If you’ve spent any time on the internet, you have most surely seen a video, story, blog, or photo of a tiny house. I still remember the first time I saw a tiny house online (and then later a real one off I-10, near Seguin, Texas). I was enthralled with the dollhouse like details and how much one could fit into a tiny house that was well-designed. I could definitely see a tiny house parked out back of our place to be used as a guest house, writing and/or craft studio.

A Texas Tiny House near Seguin, Texas – one of the company’s prototypes, this little house is made with all recycled materials.
Another tiny house — what you see is the entire living room. The ladder leads to the sleeping loft above the kitchen.
The sleeping loft. I took this photo standing on the ladder a few inches from the foot of the bed. Not sure where one keeps his or her clothing.

I cannot, however, see living in one full time. While I do not deny I have plenty of stuff to get rid of, the things that I use, that my guy uses — it just wouldn’t fit in one of those houses.

Earlier today Jami and I managed to throw out a healthy stack of papers, though. We managed to throw out enough stuff that we were able to consolidate what had once taken up two filing cabinet drawers and three plastic file boxes into just one file cabinet drawer, and it’s not nearly full. Mostly we threw out school papers from her brief three year stint in public school. We pulled a few “samples” of her work for posterity’s sake, and in the trash the rest went. It was really satisfying to take the few items we decided to keep and put them back in the formerly crammed full filing cabinet drawer, with plenty of room to spare. Soon I will begin scrapbooking again, and those items will make their way into a book where they can be viewed and enjoyed on a regular basis.
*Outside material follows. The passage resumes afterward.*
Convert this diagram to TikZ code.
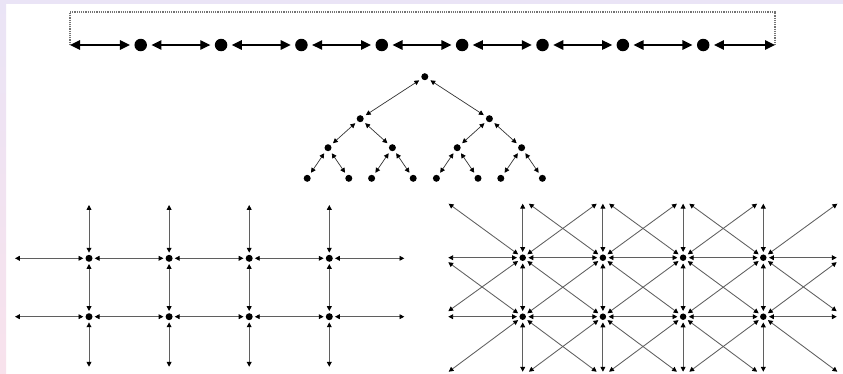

I guess I’m just too sentimental to be a complete minimalist, although I am working on only keeping the things that give me joy, or that mean something to my family. I realized that much of what I was keeping was out of guilt: “I can’t get rid of that, my mother gave it to me.” Or, “My girl may want that someday. I need to keep it safe for her just in case she does.” After realizing this, I’m being more selective about what I keep for myself, and I’m asking my girl to make the decisions that relate to her memories. I just know that it is hell going through your family home after a parent dies, having to make those decisions when you are already overwhelmed by emotions. Hopefully I can get my own “warehouse of memories” under control so my girl doesn’t have to deal with that when we are gone. I’m learning there’s a great deal of peace to be found when you let go of the things you thought were important, but you’ve discovered really aren’t. And it makes room for the things that bring you joy.